■ REQUIREMENT:
Only one stretch of the data below should be repeated: the lines from the line containing "Output the web" through the line containing "const bandTexts = ['Ontario", inclusive, exactly as they are.

■ PROVIDED INFORMATION:
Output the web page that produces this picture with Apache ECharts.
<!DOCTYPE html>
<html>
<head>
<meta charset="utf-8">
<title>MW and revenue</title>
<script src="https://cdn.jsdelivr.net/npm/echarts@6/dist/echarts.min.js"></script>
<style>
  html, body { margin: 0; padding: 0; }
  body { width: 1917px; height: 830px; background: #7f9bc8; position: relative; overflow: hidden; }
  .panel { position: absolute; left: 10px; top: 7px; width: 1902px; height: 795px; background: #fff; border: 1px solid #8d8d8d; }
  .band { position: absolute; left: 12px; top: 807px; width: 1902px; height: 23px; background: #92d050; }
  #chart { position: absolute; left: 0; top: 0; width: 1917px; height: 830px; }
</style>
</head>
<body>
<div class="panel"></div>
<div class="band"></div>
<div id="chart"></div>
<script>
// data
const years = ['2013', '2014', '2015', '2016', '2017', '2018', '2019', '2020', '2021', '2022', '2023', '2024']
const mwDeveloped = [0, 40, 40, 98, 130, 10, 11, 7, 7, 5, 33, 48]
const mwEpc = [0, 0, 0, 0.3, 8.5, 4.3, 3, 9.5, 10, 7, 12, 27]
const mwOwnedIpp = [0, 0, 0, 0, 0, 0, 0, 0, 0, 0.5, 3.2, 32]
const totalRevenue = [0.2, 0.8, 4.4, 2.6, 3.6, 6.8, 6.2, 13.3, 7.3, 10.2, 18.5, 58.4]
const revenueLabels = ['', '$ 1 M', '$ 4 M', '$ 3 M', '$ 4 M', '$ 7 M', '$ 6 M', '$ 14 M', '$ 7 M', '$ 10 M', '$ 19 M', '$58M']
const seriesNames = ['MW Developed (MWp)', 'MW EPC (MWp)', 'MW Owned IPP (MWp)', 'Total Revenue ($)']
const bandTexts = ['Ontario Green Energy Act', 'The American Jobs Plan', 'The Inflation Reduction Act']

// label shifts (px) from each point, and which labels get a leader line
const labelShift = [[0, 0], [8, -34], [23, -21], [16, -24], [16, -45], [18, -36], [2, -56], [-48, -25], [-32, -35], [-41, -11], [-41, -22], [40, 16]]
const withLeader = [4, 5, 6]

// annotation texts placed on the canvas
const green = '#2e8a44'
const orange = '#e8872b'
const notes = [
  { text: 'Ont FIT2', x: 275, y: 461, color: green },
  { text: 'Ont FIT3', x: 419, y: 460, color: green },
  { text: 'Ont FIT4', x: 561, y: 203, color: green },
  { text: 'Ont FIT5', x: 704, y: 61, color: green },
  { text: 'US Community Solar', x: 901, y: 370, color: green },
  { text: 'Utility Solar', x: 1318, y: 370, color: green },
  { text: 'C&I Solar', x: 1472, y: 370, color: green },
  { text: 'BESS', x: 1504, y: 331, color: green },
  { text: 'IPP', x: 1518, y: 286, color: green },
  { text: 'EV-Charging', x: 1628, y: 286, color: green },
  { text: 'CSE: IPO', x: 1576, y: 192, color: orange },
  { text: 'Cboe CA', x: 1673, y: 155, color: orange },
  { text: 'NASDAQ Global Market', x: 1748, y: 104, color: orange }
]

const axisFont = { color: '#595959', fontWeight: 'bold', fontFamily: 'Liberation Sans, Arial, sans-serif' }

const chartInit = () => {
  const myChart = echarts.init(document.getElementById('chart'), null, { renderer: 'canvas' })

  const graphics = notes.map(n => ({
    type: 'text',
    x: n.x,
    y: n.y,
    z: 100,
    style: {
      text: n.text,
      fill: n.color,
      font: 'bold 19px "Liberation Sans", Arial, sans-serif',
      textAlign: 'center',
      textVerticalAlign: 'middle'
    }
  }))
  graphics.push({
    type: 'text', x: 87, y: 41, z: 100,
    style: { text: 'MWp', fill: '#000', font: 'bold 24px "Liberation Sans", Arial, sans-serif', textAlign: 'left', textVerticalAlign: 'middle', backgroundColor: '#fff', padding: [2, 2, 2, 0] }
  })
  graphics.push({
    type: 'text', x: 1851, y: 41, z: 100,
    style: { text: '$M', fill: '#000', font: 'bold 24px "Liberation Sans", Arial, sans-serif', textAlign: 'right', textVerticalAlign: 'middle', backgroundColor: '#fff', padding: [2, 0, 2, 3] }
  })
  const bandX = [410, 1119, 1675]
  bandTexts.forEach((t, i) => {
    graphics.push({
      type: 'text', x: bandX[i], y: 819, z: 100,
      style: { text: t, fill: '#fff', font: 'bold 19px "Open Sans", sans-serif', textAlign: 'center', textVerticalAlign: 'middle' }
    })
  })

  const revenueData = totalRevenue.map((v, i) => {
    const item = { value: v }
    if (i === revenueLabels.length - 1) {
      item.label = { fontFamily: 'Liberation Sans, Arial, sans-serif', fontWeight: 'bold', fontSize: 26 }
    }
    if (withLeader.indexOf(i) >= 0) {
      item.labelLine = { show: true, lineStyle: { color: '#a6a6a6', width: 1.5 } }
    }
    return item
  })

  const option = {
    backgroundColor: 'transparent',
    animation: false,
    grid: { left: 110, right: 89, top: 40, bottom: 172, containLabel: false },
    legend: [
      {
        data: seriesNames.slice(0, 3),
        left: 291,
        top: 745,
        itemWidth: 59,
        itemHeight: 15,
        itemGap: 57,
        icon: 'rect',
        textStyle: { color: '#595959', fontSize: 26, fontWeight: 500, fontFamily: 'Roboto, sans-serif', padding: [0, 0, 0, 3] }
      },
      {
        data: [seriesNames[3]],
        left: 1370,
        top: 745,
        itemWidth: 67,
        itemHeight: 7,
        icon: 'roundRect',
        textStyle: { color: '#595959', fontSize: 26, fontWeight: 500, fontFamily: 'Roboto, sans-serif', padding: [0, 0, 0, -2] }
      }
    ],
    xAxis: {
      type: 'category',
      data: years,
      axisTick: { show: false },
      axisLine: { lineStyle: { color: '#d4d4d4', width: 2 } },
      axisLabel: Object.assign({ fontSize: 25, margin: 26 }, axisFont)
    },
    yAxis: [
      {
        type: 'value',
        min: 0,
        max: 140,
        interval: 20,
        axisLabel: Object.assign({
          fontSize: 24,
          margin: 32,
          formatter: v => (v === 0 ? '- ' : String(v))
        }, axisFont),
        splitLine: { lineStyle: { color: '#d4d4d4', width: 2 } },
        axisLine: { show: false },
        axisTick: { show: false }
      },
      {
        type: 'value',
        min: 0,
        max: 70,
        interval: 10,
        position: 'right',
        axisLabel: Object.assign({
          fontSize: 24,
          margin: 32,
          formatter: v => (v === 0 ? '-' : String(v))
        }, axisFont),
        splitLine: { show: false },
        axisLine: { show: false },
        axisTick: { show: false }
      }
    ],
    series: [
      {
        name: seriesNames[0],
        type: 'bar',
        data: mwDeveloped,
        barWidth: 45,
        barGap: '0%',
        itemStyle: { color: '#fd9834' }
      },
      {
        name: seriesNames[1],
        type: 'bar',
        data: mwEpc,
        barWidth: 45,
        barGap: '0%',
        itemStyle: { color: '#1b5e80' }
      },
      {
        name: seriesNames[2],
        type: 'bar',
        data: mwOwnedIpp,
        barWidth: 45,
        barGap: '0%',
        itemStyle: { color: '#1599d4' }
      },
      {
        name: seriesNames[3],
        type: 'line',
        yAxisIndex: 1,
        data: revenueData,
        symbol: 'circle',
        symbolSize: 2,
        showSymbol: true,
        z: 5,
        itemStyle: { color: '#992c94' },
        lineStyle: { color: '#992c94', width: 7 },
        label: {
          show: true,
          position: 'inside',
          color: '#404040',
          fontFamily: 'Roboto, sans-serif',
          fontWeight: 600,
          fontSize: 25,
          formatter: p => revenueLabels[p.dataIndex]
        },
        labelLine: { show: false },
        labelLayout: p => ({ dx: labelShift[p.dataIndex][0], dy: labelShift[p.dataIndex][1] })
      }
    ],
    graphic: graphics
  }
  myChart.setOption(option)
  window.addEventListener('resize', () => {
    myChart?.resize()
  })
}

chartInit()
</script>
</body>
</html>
--
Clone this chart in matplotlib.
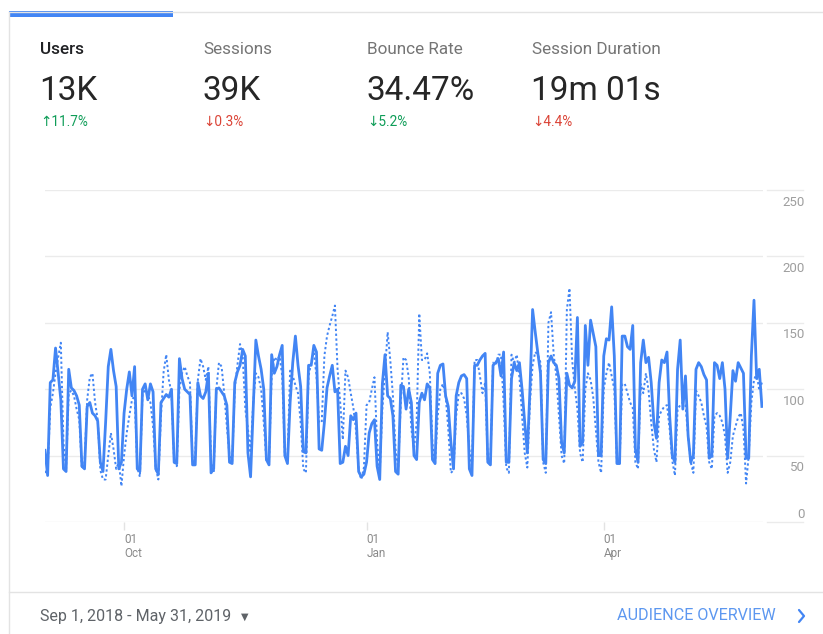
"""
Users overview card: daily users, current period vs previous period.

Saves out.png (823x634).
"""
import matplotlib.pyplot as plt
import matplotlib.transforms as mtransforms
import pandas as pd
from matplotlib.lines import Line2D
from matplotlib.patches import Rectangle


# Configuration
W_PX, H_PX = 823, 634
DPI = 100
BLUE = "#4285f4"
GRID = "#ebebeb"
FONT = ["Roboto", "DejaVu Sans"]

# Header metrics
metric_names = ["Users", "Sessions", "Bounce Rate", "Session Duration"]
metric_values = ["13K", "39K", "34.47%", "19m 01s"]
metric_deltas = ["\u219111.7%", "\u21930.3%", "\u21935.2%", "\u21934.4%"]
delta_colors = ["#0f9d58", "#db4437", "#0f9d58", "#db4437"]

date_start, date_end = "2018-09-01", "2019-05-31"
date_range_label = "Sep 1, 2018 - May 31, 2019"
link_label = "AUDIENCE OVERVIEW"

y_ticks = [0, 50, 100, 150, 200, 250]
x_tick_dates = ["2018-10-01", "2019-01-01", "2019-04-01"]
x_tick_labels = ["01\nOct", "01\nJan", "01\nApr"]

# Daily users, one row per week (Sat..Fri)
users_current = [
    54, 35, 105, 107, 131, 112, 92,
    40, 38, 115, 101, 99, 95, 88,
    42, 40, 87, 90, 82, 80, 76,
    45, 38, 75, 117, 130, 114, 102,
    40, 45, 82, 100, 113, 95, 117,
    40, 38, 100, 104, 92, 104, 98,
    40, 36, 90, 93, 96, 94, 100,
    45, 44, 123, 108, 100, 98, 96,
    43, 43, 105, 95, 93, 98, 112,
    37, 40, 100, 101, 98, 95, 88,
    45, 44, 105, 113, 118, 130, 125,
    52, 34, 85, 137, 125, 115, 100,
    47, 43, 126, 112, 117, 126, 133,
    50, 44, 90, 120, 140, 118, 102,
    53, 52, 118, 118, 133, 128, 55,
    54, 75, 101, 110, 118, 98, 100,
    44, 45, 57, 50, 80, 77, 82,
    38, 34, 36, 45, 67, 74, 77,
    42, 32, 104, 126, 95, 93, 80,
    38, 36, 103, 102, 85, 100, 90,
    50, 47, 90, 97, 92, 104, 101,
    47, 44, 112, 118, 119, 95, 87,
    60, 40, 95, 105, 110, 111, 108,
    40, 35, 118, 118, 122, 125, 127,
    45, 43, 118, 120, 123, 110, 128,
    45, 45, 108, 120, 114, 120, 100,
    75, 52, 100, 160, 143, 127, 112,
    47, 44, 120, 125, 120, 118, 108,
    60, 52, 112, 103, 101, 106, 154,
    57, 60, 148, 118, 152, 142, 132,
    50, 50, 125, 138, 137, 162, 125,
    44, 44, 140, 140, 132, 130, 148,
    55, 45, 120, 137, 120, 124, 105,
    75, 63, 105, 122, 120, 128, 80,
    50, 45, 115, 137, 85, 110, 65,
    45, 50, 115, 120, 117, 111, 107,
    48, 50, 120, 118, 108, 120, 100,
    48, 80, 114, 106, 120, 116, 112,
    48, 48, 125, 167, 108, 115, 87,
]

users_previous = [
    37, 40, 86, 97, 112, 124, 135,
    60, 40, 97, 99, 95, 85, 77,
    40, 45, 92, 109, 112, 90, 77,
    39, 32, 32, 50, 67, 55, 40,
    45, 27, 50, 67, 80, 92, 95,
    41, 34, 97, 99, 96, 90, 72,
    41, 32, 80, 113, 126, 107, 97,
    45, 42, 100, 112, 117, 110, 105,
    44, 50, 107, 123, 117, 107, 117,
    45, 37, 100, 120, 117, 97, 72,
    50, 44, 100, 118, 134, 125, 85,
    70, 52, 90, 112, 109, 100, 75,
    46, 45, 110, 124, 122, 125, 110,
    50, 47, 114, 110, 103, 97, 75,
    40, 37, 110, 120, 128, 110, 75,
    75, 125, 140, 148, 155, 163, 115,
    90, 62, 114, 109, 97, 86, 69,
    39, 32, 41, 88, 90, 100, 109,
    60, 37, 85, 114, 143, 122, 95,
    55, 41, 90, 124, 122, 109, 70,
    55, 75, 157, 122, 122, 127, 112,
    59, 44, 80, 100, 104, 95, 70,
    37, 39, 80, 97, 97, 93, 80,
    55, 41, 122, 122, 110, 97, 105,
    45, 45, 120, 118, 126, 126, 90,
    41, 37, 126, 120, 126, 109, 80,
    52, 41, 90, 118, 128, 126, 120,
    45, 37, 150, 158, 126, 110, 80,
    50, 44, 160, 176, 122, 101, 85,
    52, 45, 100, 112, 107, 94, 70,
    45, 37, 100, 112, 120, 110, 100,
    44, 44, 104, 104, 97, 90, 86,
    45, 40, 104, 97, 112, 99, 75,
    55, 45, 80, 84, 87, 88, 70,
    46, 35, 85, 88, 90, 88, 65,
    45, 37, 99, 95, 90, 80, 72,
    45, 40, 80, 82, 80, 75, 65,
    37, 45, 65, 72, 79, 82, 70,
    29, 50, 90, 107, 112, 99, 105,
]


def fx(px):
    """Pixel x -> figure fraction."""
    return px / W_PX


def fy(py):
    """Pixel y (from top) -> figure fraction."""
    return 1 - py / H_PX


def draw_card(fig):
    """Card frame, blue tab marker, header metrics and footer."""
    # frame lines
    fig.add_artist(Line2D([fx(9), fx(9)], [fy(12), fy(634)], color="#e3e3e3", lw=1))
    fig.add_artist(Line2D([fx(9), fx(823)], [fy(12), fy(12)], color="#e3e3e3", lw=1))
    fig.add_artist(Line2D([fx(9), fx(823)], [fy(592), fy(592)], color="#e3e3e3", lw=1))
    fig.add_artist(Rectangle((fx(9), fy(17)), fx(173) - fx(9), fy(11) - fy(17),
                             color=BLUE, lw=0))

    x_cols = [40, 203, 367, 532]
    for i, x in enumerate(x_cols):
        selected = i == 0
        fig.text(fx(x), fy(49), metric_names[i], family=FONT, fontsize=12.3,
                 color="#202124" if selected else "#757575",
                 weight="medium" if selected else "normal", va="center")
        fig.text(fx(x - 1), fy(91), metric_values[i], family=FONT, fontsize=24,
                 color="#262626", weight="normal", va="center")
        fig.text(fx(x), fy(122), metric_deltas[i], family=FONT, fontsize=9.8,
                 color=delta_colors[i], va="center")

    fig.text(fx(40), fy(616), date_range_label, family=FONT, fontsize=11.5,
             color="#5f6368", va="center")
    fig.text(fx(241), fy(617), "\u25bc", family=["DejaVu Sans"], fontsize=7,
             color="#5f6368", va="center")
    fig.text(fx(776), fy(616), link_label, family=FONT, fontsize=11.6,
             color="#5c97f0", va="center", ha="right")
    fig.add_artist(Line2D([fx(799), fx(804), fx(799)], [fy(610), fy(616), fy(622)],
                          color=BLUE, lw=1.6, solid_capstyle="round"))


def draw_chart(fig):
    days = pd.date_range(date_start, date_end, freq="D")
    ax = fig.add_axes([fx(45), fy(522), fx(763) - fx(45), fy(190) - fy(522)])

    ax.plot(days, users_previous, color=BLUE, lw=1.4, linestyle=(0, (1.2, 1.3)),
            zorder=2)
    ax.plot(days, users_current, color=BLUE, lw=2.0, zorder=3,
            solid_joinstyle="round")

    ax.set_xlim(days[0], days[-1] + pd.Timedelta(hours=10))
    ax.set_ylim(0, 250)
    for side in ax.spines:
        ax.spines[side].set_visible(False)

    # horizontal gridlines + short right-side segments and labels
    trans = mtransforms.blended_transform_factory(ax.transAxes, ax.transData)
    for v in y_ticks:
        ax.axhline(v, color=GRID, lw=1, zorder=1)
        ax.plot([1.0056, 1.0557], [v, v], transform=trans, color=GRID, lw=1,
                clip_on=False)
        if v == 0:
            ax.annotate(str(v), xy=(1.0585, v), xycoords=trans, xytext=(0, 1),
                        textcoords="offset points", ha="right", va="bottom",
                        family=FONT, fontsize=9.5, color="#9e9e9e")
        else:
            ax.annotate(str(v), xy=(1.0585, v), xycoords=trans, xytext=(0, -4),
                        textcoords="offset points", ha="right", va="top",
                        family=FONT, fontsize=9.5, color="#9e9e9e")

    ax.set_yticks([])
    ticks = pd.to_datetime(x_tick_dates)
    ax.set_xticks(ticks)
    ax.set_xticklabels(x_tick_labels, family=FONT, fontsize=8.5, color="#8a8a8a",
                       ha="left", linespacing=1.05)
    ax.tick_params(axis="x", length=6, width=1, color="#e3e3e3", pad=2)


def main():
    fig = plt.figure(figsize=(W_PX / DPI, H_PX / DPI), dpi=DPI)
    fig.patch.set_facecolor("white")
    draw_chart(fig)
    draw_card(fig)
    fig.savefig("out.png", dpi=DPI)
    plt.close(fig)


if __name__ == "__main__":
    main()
---
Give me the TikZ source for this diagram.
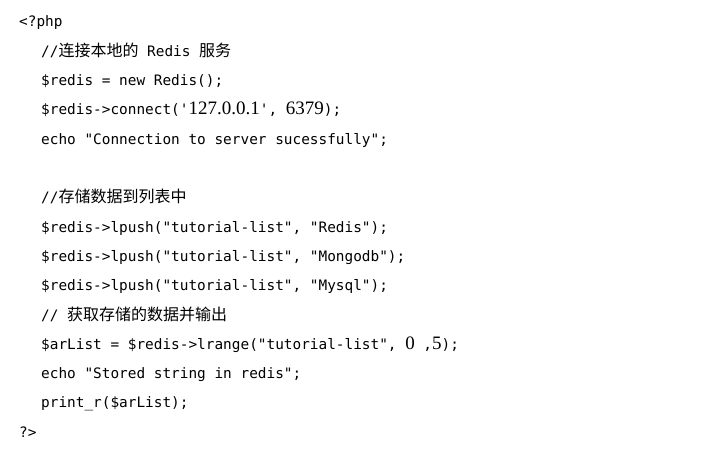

■ SOLVED PROBLEM:
Output the web page that produces this picture with Apache ECharts.
<!DOCTYPE html>
<html>
<head>
<meta charset="utf-8">
<title>MW and revenue</title>
<script src="https://cdn.jsdelivr.net/npm/echarts@6/dist/echarts.min.js"></script>
<style>
  html, body { margin: 0; padding: 0; }
  body { width: 1917px; height: 830px; background: #7f9bc8; position: relative; overflow: hidden; }
  .panel { position: absolute; left: 10px; top: 7px; width: 1902px; height: 795px; background: #fff; border: 1px solid #8d8d8d; }
  .band { position: absolute; left: 12px; top: 807px; width: 1902px; height: 23px; background: #92d050; }
  #chart { position: absolute; left: 0; top: 0; width: 1917px; height: 830px; }
</style>
</head>
<body>
<div class="panel"></div>
<div class="band"></div>
<div id="chart"></div>
<script>
// data
const years = ['2013', '2014', '2015', '2016', '2017', '2018', '2019', '2020', '2021', '2022', '2023', '2024']
const mwDeveloped = [0, 40, 40, 98, 130, 10, 11, 7, 7, 5, 33, 48]
const mwEpc = [0, 0, 0, 0.3, 8.5, 4.3, 3, 9.5, 10, 7, 12, 27]
const mwOwnedIpp = [0, 0, 0, 0, 0, 0, 0, 0, 0, 0.5, 3.2, 32]
const totalRevenue = [0.2, 0.8, 4.4, 2.6, 3.6, 6.8, 6.2, 13.3, 7.3, 10.2, 18.5, 58.4]
const revenueLabels = ['', '$ 1 M', '$ 4 M', '$ 3 M', '$ 4 M', '$ 7 M', '$ 6 M', '$ 14 M', '$ 7 M', '$ 10 M', '$ 19 M', '$58M']
const seriesNames = ['MW Developed (MWp)', 'MW EPC (MWp)', 'MW Owned IPP (MWp)', 'Total Revenue ($)']
const bandTexts = ['Ontario Green Energy Act', 'The American Jobs Plan', 'The Inflation Reduction Act']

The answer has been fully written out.